═════ Collected data
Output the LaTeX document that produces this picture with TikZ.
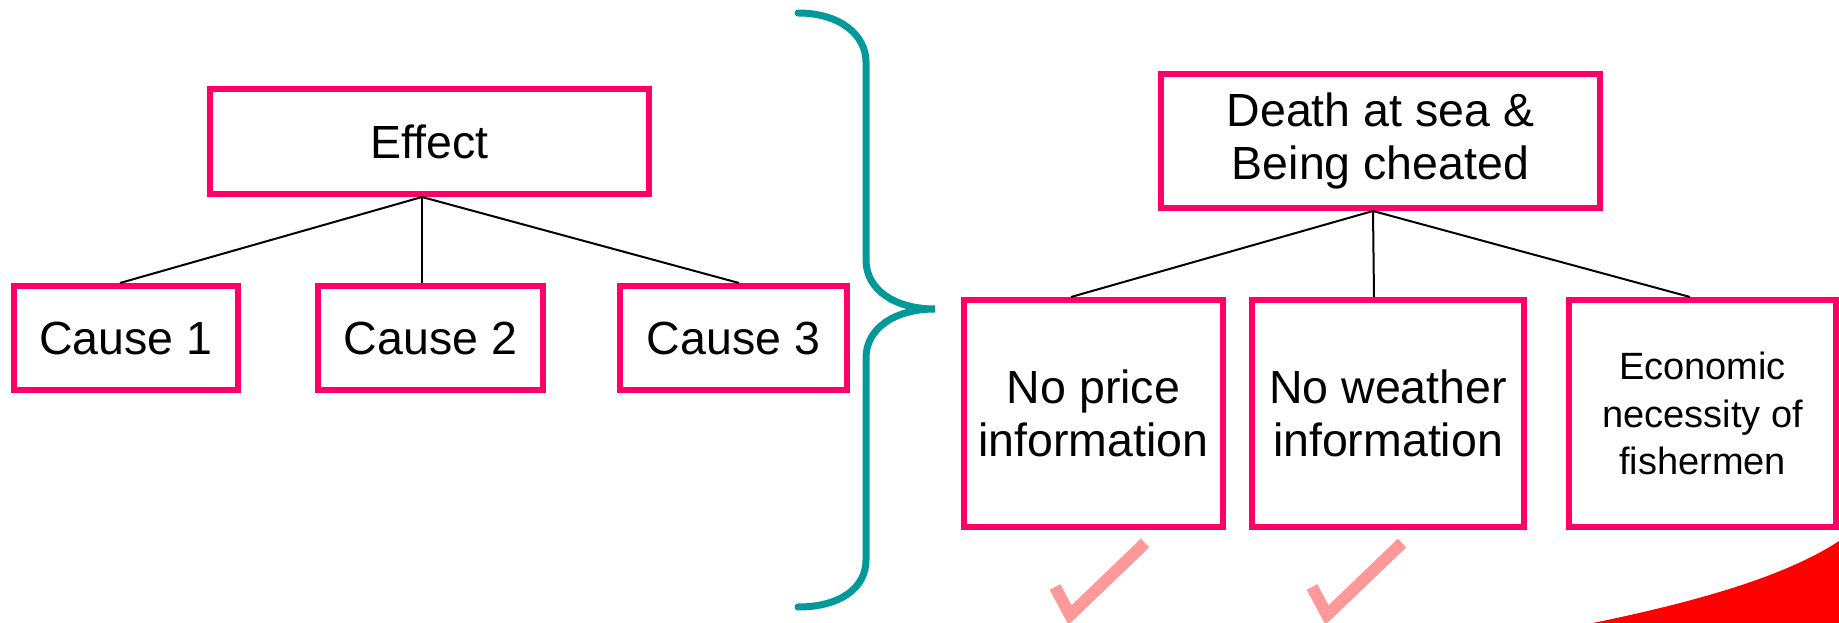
\documentclass[tikz,border=0pt]{standalone}
\usepackage{fontspec}
\setmainfont{Liberation Sans}
\definecolor{boxpink}{HTML}{FF0066}
\definecolor{braceteal}{HTML}{009999}
\definecolor{tickpink}{HTML}{FF9999}
\definecolor{wedgered}{HTML}{FF0000}
\tikzset{
  box/.style={draw=boxpink, line width=6pt, fill=white, inner sep=0pt,
    align=center, font=\fontsize{46.5}{53.3}\selectfont},
  smallbox/.style={box, font=\fontsize{38}{47.5}\selectfont},
  link/.style={draw=black, line width=2pt},
  tick/.style={draw=tickpink, line width=12pt, miter limit=10},
  brace/.style={draw=braceteal, line width=7pt, line cap=round}
}
\begin{document}
\begin{tikzpicture}[x=1pt, y=-1pt]
  \clip (0,0) rectangle (1839,623);
  \fill[white] (0,0) rectangle (1839,623);

  % generic tree
  \node[box, minimum width=439pt, minimum height=105pt] (effect) at (429.5,141.5) {Effect};
  \node[box, minimum width=224pt, minimum height=104pt] (c1) at (126,338) {Cause 1};
  \node[box, minimum width=225pt, minimum height=104pt] (c2) at (430.5,338) {Cause 2};
  \node[box, minimum width=227pt, minimum height=104pt] (c3) at (733.5,338) {Cause 3};
  \draw[link] ([xshift=-7.5pt]effect.south) -- ([xshift=-6pt]c1.north);
  \draw[link] ([xshift=-7.5pt]effect.south) -- ([xshift=-8.5pt]c2.north);
  \draw[link] ([xshift=-7.5pt]effect.south) -- ([xshift=5.5pt]c3.north);

  % curly brace
  \draw[brace] (798,13) .. controls (840,13) and (866,35) .. (866,62)
    -- (866,260) .. controls (866,290) and (895,309) .. (935,309)
    .. controls (895,309) and (866,328) .. (866,358)
    -- (866,560) .. controls (866,588) and (840,607) .. (798,607);

  % applied tree
  \node[box, minimum width=439pt, minimum height=134pt] (death) at (1380.5,141)
    {Death at sea \&\\Being cheated};
  \node[box, minimum width=259pt, minimum height=227pt] (np) at (1093.5,413.5)
    {No price\\information};
  \node[box, minimum width=272pt, minimum height=227pt] (nw) at (1388,413.5)
    {No weather\\information};
  \node[smallbox, minimum width=267pt, minimum height=227pt] (ec) at (1702.5,413.5)
    {Economic\\necessity of\\fishermen};
  \draw[link] ([xshift=-7.5pt]death.south) -- ([xshift=-22.5pt]np.north);
  \draw[link] ([xshift=-7.5pt]death.south) -- ([xshift=-14pt]nw.north);
  \draw[link] ([xshift=-7.5pt]death.south) -- ([xshift=-12.5pt]ec.north);

  % ticks
  \draw[tick] (1055,587) -- (1070,615) -- (1145,543);
  \draw[tick] (1312,587) -- (1327,615) -- (1402,543);

  % red wedge
  \fill[wedgered] (1593,623) .. controls (1680,605) and (1780,580) .. (1839,541)
    -- (1845,630) -- (1593,630) -- cycle;
\end{tikzpicture}
\end{document}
══════════
=== Set task ===
Return to the listing above and set it down exactly, leaving out its pictures.

=== The answer ===
Output the LaTeX document that produces this picture with TikZ.
\documentclass[tikz,border=0pt]{standalone}
\usepackage{fontspec}
\setmainfont{Liberation Sans}
\definecolor{boxpink}{HTML}{FF0066}
\definecolor{braceteal}{HTML}{009999}
\definecolor{tickpink}{HTML}{FF9999}
\definecolor{wedgered}{HTML}{FF0000}
\tikzset{
  box/.style={draw=boxpink, line width=6pt, fill=white, inner sep=0pt,
    align=center, font=\fontsize{46.5}{53.3}\selectfont},
  smallbox/.style={box, font=\fontsize{38}{47.5}\selectfont},
  link/.style={draw=black, line width=2pt},
  tick/.style={draw=tickpink, line width=12pt, miter limit=10},
  brace/.style={draw=braceteal, line width=7pt, line cap=round}
}
\begin{document}
\begin{tikzpicture}[x=1pt, y=-1pt]
  \clip (0,0) rectangle (1839,623);
  \fill[white] (0,0) rectangle (1839,623);

  % generic tree
  \node[box, minimum width=439pt, minimum height=105pt] (effect) at (429.5,141.5) {Effect};
  \node[box, minimum width=224pt, minimum height=104pt] (c1) at (126,338) {Cause 1};
  \node[box, minimum width=225pt, minimum height=104pt] (c2) at (430.5,338) {Cause 2};
  \node[box, minimum width=227pt, minimum height=104pt] (c3) at (733.5,338) {Cause 3};
  \draw[link] ([xshift=-7.5pt]effect.south) -- ([xshift=-6pt]c1.north);
  \draw[link] ([xshift=-7.5pt]effect.south) -- ([xshift=-8.5pt]c2.north);
  \draw[link] ([xshift=-7.5pt]effect.south) -- ([xshift=5.5pt]c3.north);

  % curly brace
  \draw[brace] (798,13) .. controls (840,13) and (866,35) .. (866,62)
    -- (866,260) .. controls (866,290) and (895,309) .. (935,309)
    .. controls (895,309) and (866,328) .. (866,358)
    -- (866,560) .. controls (866,588) and (840,607) .. (798,607);

  % applied tree
  \node[box, minimum width=439pt, minimum height=134pt] (death) at (1380.5,141)
    {Death at sea \&\\Being cheated};
  \node[box, minimum width=259pt, minimum height=227pt] (np) at (1093.5,413.5)
    {No price\\information};
  \node[box, minimum width=272pt, minimum height=227pt] (nw) at (1388,413.5)
    {No weather\\information};
  \node[smallbox, minimum width=267pt, minimum height=227pt] (ec) at (1702.5,413.5)
    {Economic\\necessity of\\fishermen};
  \draw[link] ([xshift=-7.5pt]death.south) -- ([xshift=-22.5pt]np.north);
  \draw[link] ([xshift=-7.5pt]death.south) -- ([xshift=-14pt]nw.north);
  \draw[link] ([xshift=-7.5pt]death.south) -- ([xshift=-12.5pt]ec.north);

  % ticks
  \draw[tick] (1055,587) -- (1070,615) -- (1145,543);
  \draw[tick] (1312,587) -- (1327,615) -- (1402,543);

  % red wedge
  \fill[wedgered] (1593,623) .. controls (1680,605) and (1780,580) .. (1839,541)
    -- (1845,630) -- (1593,630) -- cycle;
\end{tikzpicture}
\end{document}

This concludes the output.